Avant d’arriver au rugby, j’ai pratiqué l’athlétisme et, plus particulièrement, l’heptathlon (discipline combinant le 100m haies, le 200m, le 800m, le saut en hauteur, le saut en longueur, le lancer de poids et le lancer de javelot ndlr) pendant 14 ans. Au fur et à mesure, j’ai eu la sensation d’avoir fait le tour de la discipline, de ne plus réussir à progresser et à atteindre les résultats souhaités. Je ressentais le besoin de pratiquer un sport collectif.

À cette même période, je suis arrivée à Rennes pour débuter mes études supérieures. J’avais envie, en plus de celles-ci, de pratiquer un sport collectif universitaire. Le rugby était le seul sport proposé compatible avec mon emploi du temps.

C’est donc par hasard que j’ai débuté le rugby qui était un sport que je connaissais mais auquel, pour être franche, je ne m’étais jamais intéressée. J’ai tout de suite apprécié ce sport, tant par sa dimension technique que physique et par l’ambiance qui anime les joueurs. Je n’avais pas toutes les capacités techniques mais je me suis servie des capacités physiques développées en heptathlon (vitesse, saut, coordination, etc.), ce qui m’a permis de vite progresser.

Comment êtes-vous passée du rugby universitaire à l’équipe de France ?

Tout est arrivé très vite. D’un sport découvert par hasard, le rugby est devenu une passion. Deux mois après mes débuts, j’ai eu envie d’en faire plus. Le côté compétitrice que j’avais eu dans l’athlétisme a ressurgi au rugby, ce qui me donnait envie de m’entraîner plus et de multiplier les matchs pour progresser.

J’ai alors décidé, en 2009, de rejoindre le club du Stade Rennais qui, à l’époque, avait plusieurs joueuses de l’équipe de France dans son équipe première ainsi qu’un palmarès important. Pour ma part, j’ai débuté avec l’équipe réserve. Cependant, je voyais les joueuses internationales de l’équipe première et j’avais cette envie de vite progresser pour aller jouer avec elles.

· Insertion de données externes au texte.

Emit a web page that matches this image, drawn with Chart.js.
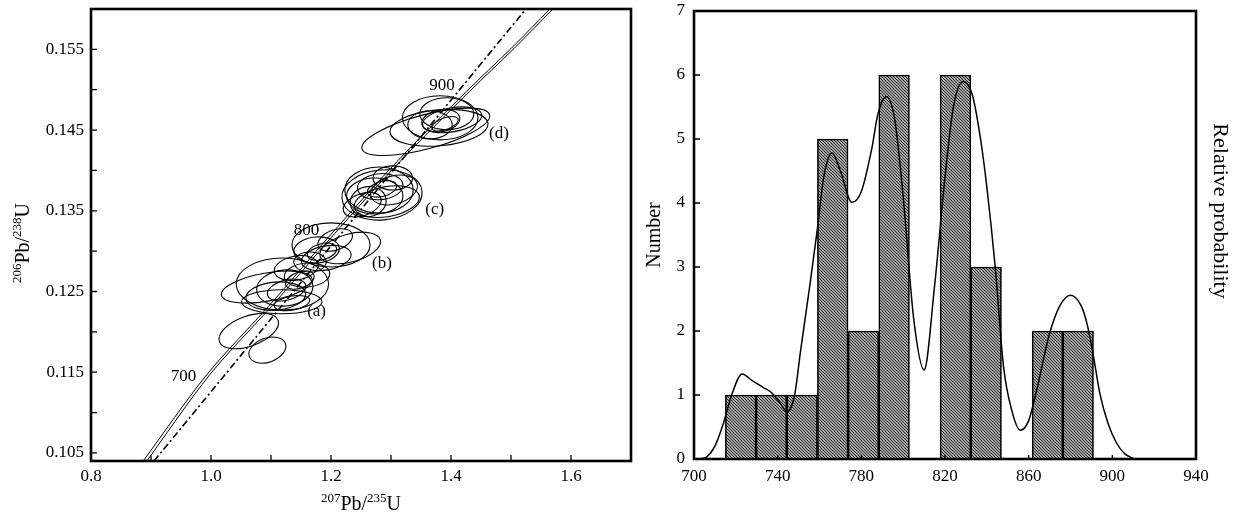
<!DOCTYPE html>
<html lang="en">
<head>
<meta charset="UTF-8">
<title>U-Pb concordia and age histogram</title>
<script src="https://cdn.jsdelivr.net/npm/chart.js"></script>
<style>
  body { margin: 0; background: #fff; }
  #left { position: absolute; left: 0; top: 0; width: 640px; height: 522px; }
  #right { position: absolute; left: 640px; top: 0; width: 601px; height: 522px; }
</style>
</head>
<body>
<div id="left"><canvas id="concordia"></canvas></div>
<div id="right"><canvas id="hist"></canvas></div>

<script>
// ---- left panel: concordia diagram ----
const leftXTicks = [0.8, 0.9, 1.0, 1.1, 1.2, 1.3, 1.4, 1.5, 1.6, 1.7];
const leftXLabels = ['0.8', '1.0', '1.2', '1.4', '1.6'];
const leftYTicks = [0.105, 0.11, 0.115, 0.12, 0.125, 0.13, 0.135, 0.14, 0.145, 0.15, 0.155];
const leftYLabels = ['0.105', '0.115', '0.125', '0.135', '0.145', '0.155'];
// axis titles with superscripts: [text, isSuperscript]
const leftXTitle = [['207', true], ['Pb/', false], ['235', true], ['U', false]];
const leftYTitle = [['206', true], ['Pb/', false], ['238', true], ['U', false]];

// concordia band (two thin lines) and the dash-dot line
const concY  = [0.104, 0.1147, 0.1235, 0.1320, 0.1411, 0.1498, 0.1551, 0.1600];
const concXa = [0.887, 0.993, 1.100, 1.199, 1.310, 1.426, 1.500, 1.565];
const concXb = [0.893, 0.998, 1.105, 1.204, 1.315, 1.431, 1.505, 1.570];
const discX = [0.905, 1.525];
const discY = [0.104, 0.160];

// error ellipses: centre, half widths, tilt (deg)
const ellX  = [1.358, 1.382, 1.380, 1.393, 1.383, 1.390, 1.402, 1.365,
               1.285, 1.280, 1.293, 1.282, 1.285, 1.262, 1.303, 1.252, 1.273, 1.305,
               1.200, 1.232, 1.176, 1.185, 1.207, 1.165, 1.192,
               1.119, 1.093, 1.118, 1.123, 1.126, 1.160, 1.135, 1.148, 1.108, 1.142,
               1.063, 1.094];
const ellY  = [0.14478, 0.14652, 0.14528, 0.14702, 0.14615, 0.14578, 0.14627, 0.14565,
               0.13696, 0.13758, 0.13613, 0.13799, 0.13771, 0.13613, 0.13907, 0.13575, 0.13684, 0.13758,
               0.13077, 0.13039, 0.13014, 0.12993, 0.13138, 0.12865, 0.12915,
               0.12592, 0.12555, 0.12373, 0.12543, 0.12518, 0.12704, 0.12357, 0.12642, 0.12443, 0.12791,
               0.12010, 0.11774];
const ellSx = [0.110, 0.063, 0.082, 0.045, 0.032, 0.023, 0.050, 0.037,
               0.067, 0.057, 0.055, 0.038, 0.025, 0.030, 0.033, 0.033, 0.047, 0.040,
               0.065, 0.052, 0.038, 0.025, 0.030, 0.027, 0.042,
               0.077, 0.077, 0.067, 0.047, 0.033, 0.038, 0.030, 0.025, 0.050, 0.037,
               0.052, 0.032];
const ellSy = [0.00211, 0.00273, 0.00223, 0.00198, 0.00136, 0.00074, 0.00149, 0.00174,
               0.00310, 0.00285, 0.00186, 0.00161, 0.00093, 0.00186, 0.00149, 0.00136, 0.00223, 0.00174,
               0.00273, 0.00174, 0.00161, 0.00100, 0.00124, 0.00124, 0.00149,
               0.00323, 0.00174, 0.00149, 0.00223, 0.00124, 0.00149, 0.00087, 0.00100, 0.00174, 0.00149,
               0.00186, 0.00149];
const ellRot = [-15, 0, -5, 0, -10, -20, -10, 0,
                -5, 0, -10, -5, -15, -10, 0, -20, 0, -15,
                0, -15, -5, -15, -20, 0, -10,
                0, -10, 0, -5, -15, -5, -10, -20, -5, -10,
                -20, -20];

const ageText = ['700', '800', '900'];
const ageTextX = [0.954, 1.159, 1.385];
const ageTextY = [0.1145, 0.1326, 0.1505];
const groupText = ['(a)', '(b)', '(c)', '(d)'];
const groupTextX = [1.176, 1.285, 1.373, 1.480];
const groupTextY = [0.1225, 0.1285, 0.1351, 0.1446];

// ---- right panel: histogram + probability curve ----
const binCenters = [722.33, 737, 751.67, 766.33, 781, 795.67, 810.33, 825, 839.67, 854.33, 869, 883.67];
const binCounts = [1, 1, 1, 5, 2, 6, 0, 6, 3, 0, 2, 2];
const probAge = [703, 706, 710, 714, 718, 723, 728, 733, 737, 741, 744.5, 748, 751, 755.5, 759, 762, 766,
                 770, 775.5, 780, 785, 788, 792, 796, 800, 805, 810, 815, 820, 824, 828.7, 833, 837,
                 840, 844, 848, 852, 856, 860, 864, 870, 875, 880, 885, 888, 891, 894, 898, 902, 906, 910];
const probVal = [0, 0.03, 0.2, 0.55, 1.0, 1.33, 1.22, 1.12, 1.04, 0.88, 0.74, 0.98, 1.7, 2.74, 3.6, 4.4, 4.78,
                 4.5, 4.01, 4.18, 4.85, 5.4, 5.66, 5.3, 4.1, 2.2, 1.39, 2.7, 4.4, 5.5, 5.9, 5.7, 5.0,
                 4.25, 3.0, 1.44, 0.75, 0.45, 0.6, 1.1, 1.96, 2.4, 2.56, 2.4, 2.1, 1.6, 1.03, 0.55, 0.25, 0.08, 0.01];
const rightXTicks = [700, 740, 780, 820, 860, 900, 940];
const rightYTicks = [0, 1, 2, 3, 4, 5, 6, 7];

const serif = '"Liberation Serif", "Times New Roman", serif';
const tickFont = { family: serif, size: 17 };

// frame + inward tick marks
const framePlugin = {
  id: 'frame',
  afterDraw(chart, args, opts) {
    const { ctx, chartArea: a } = chart;
    const x = chart.scales.x, y = chart.scales.y;
    ctx.save();
    ctx.strokeStyle = '#000';
    ctx.lineWidth = 1.3;
    ctx.beginPath();
    x.ticks.forEach(t => {
      const px = x.getPixelForValue(t.value);
      ctx.moveTo(px, a.bottom); ctx.lineTo(px, a.bottom - opts.xLen);
    });
    y.ticks.forEach(t => {
      const py = y.getPixelForValue(t.value);
      ctx.moveTo(a.left, py); ctx.lineTo(a.left + opts.yLen, py);
    });
    ctx.stroke();
    ctx.lineWidth = 2.6;
    ctx.strokeRect(a.left, a.top, a.right - a.left, a.bottom - a.top);
    ctx.restore();
  }
};

// text made of normal and raised small parts, centred on (cx, cy)
function drawRich(ctx, parts, cx, cy, rot) {
  const big = '20px ' + serif, small = '13px ' + serif;
  let w = 0;
  parts.forEach(p => { ctx.font = p[1] ? small : big; w += ctx.measureText(p[0]).width; });
  ctx.save();
  ctx.translate(cx, cy);
  ctx.rotate(rot);
  ctx.fillStyle = '#000';
  ctx.textAlign = 'left';
  ctx.textBaseline = 'alphabetic';
  let x = -w / 2;
  parts.forEach(p => {
    ctx.font = p[1] ? small : big;
    ctx.fillText(p[0], x, p[1] ? -1 : 7);
    x += ctx.measureText(p[0]).width;
  });
  ctx.restore();
}

const ellipsePlugin = {
  id: 'ellipses',
  afterDatasetsDraw(chart) {
    const { ctx, chartArea: a } = chart;
    const x = chart.scales.x, y = chart.scales.y;
    ctx.save();
    ctx.beginPath();
    ctx.rect(a.left, a.top, a.right - a.left, a.bottom - a.top);
    ctx.clip();
    ctx.strokeStyle = '#000';
    ctx.lineWidth = 1.1;
    ellX.forEach((cx, i) => {
      const px = x.getPixelForValue(cx);
      const py = y.getPixelForValue(ellY[i]);
      const rx = Math.abs(x.getPixelForValue(cx + ellSx[i]) - px);
      const ry = Math.abs(y.getPixelForValue(ellY[i] + ellSy[i]) - py);
      ctx.beginPath();
      ctx.ellipse(px, py, rx, ry, ellRot[i] * Math.PI / 180, 0, 2 * Math.PI);
      ctx.stroke();
    });
    // age and group labels
    ctx.fillStyle = '#000';
    ctx.font = '17px ' + serif;
    ctx.textAlign = 'center';
    ctx.textBaseline = 'middle';
    ageText.forEach((s, i) => ctx.fillText(s, x.getPixelForValue(ageTextX[i]), y.getPixelForValue(ageTextY[i])));
    groupText.forEach((s, i) => ctx.fillText(s, x.getPixelForValue(groupTextX[i]), y.getPixelForValue(groupTextY[i])));
    ctx.restore();
  },
  afterDraw(chart) {
    const { ctx, chartArea: a } = chart;
    drawRich(ctx, leftXTitle, (a.left + a.right) / 2, chart.height - 19, 0);
    drawRich(ctx, leftYTitle, 22, 243, -Math.PI / 2);
  }
};

// fix axis box sizes so the plot areas sit where they do in the figure
const fixV = w => s => { s.width = w; s.paddingTop = 0; s.paddingBottom = 0; };
const fixH = h => s => { s.height = h; s.paddingLeft = 0; s.paddingRight = 0; };

const toPts = (xs, ys) => xs.map((v, i) => ({ x: v, y: ys[i] }));

new Chart(document.getElementById('concordia'), {
  type: 'scatter',
  data: {
    datasets: [
      { data: toPts(concXa, concY), showLine: true, borderColor: '#000', borderWidth: 1, pointRadius: 0, tension: 0.3 },
      { data: toPts(concXb, concY), showLine: true, borderColor: '#000', borderWidth: 1, pointRadius: 0, tension: 0.3 },
      { data: toPts(discX, discY), showLine: true, borderColor: '#000', borderWidth: 1.6, pointRadius: 0, borderDash: [7, 3, 2, 3] }
    ]
  },
  options: {
    responsive: true,
    maintainAspectRatio: false,
    animation: false,
    layout: { padding: { top: 9, right: 9, left: 0, bottom: 0 } },
    plugins: { legend: { display: false }, tooltip: { enabled: false }, frame: { xLen: 6, yLen: 6 } },
    scales: {
      x: {
        type: 'linear', min: 0.8, max: 1.7,
        afterBuildTicks: s => { s.ticks = leftXTicks.map(v => ({ value: v })); },
        afterFit: fixH(61),
        grid: { display: false, drawTicks: false },
        border: { display: false },
        ticks: {
          font: tickFont, color: '#000', padding: 5, autoSkip: false, maxRotation: 0,
          callback: v => leftXLabels.includes(v.toFixed(1)) ? v.toFixed(1) : ''
        }
      },
      y: {
        type: 'linear', min: 0.104, max: 0.16,
        afterBuildTicks: s => { s.ticks = leftYTicks.map(v => ({ value: v })); },
        afterFit: fixV(91),
        grid: { display: false, drawTicks: false },
        border: { display: false },
        ticks: {
          font: tickFont, color: '#000', padding: 7, autoSkip: false,
          callback: v => leftYLabels.includes(v.toFixed(3)) ? v.toFixed(3) : ''
        }
      }
    }
  },
  plugins: [ellipsePlugin, framePlugin]
});

// hatched fill for the bars
const histCanvas = document.getElementById('hist');
function hatchPattern() {
  const c = document.createElement('canvas');
  c.width = 3; c.height = 3;
  const g = c.getContext('2d');
  g.fillStyle = '#a6a6a6';
  g.fillRect(0, 0, 3, 3);
  g.fillStyle = '#2e2e2e';
  g.fillRect(0, 0, 1, 1);
  g.fillRect(1, 1, 1, 1);
  g.fillRect(2, 2, 1, 1);
  return histCanvas.getContext('2d').createPattern(c, 'repeat');
}

const relProbTitle = {
  id: 'relProbTitle',
  afterDraw(chart) {
    const { ctx } = chart;
    ctx.save();
    ctx.translate(580, 211);
    ctx.rotate(Math.PI / 2);
    ctx.font = '22px ' + serif;
    ctx.fillStyle = '#000';
    ctx.textAlign = 'center';
    ctx.textBaseline = 'middle';
    ctx.fillText('Relative probability', 0, 0);
    ctx.restore();
  }
};

new Chart(histCanvas, {
  type: 'bar',
  data: {
    datasets: [
      {
        type: 'line', label: 'Relative probability', yAxisID: 'y2', order: 0,
        data: toPts(probAge, probVal),
        borderColor: '#000', borderWidth: 1.5, pointRadius: 0, cubicInterpolationMode: 'monotone', fill: false
      },
      {
        type: 'bar', label: 'Number', yAxisID: 'y', order: 1,
        data: toPts(binCenters, binCounts),
        backgroundColor: hatchPattern(), borderColor: '#000', borderWidth: 1.6,
        barPercentage: 1, categoryPercentage: 1
      }
    ]
  },
  options: {
    responsive: true,
    maintainAspectRatio: false,
    animation: false,
    layout: { padding: { top: 11, right: 0, left: 0, bottom: 0 } },
    plugins: { legend: { display: false }, tooltip: { enabled: false }, frame: { xLen: 4, yLen: 6 } },
    scales: {
      x: {
        type: 'linear', min: 700, max: 940, offset: false,
        afterBuildTicks: s => { s.ticks = rightXTicks.map(v => ({ value: v })); },
        afterFit: fixH(63),
        grid: { display: false, drawTicks: false },
        border: { display: false },
        ticks: { font: tickFont, color: '#000', padding: 7, autoSkip: false, maxRotation: 0 }
      },
      y: {
        type: 'linear', position: 'left', min: 0, max: 7,
        afterBuildTicks: s => { s.ticks = rightYTicks.map(v => ({ value: v })); },
        afterFit: fixV(54),
        grid: { display: false, drawTicks: false },
        border: { display: false },
        ticks: { font: tickFont, color: '#000', padding: 9 },
        title: { display: true, text: 'Number', font: { family: serif, size: 20 }, color: '#000', padding: { top: 3, bottom: 0 } }
      },
      y2: {
        type: 'linear', position: 'right', min: 0, max: 7,
        afterFit: fixV(45),
        grid: { display: false, drawTicks: false },
        border: { display: false },
        ticks: { display: false }
      }
    }
  },
  plugins: [framePlugin, relProbTitle]
});
</script>
</body>
</html>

À la fin de cette saison, je suis partie en Australie. J’ai eu la chance de découvrir le rugby australien, ce qui m’a notamment permis de constater les différences d’entraînements et de méthodes avec la France, ce que j’ai trouvé intéressant.

À mon retour, j’ai de nouveau signé au Stade Rennais et j’ai joué avec l’équipe première en Elite du championnat français. J’ai passé beaucoup de temps sur le banc la première saison puis, en fin de saison, une joueuse de l’équipe qui jouait au même poste que moi s’est blessée. J’ai donc eu un important temps de jeu, réalisé de bons matchs en marquant plusieurs essais à un poste où il est rare d’en inscrire, ce qui m’a valu d’être sélectionnée en équipe de France pour la première fois en novembre 2012 et de participer à la tournée d’automne.

Fin 2012, vous jouiez au plus haut niveau français et vous étiez internationale française. Avez-vous pu vivre du rugby ?

Non, à cette époque, nous ne pouvions pas vivre du rugby. Nous étions totalement amatrices, nous recevions uniquement des indemnités journalières. Les joueuses prenaient des congé payés sans solde pour pouvoir partir en sélection. J’avais déjà une licence en économie et gestion et j’ai décidé, après une réorientation, de m’engager dans un Master management du sport car je souhaitais faire de ma passion mon métier et travailler dans le secteur du sport.

Cela n’a pas été une période simple car je n’ai pas pu intégrer ce Master 1 tout de suite. Il a donc fallu que je travaille en attendant de pouvoir l'intégrer.

C’est une période pendant laquelle je n’avais pas de logement ; j’ai dû parfois dormir dans ma voiture, parfois chez des amis du rugby et je travaillais dans une usine en intérim pour gagner ma vie pendant quelques mois.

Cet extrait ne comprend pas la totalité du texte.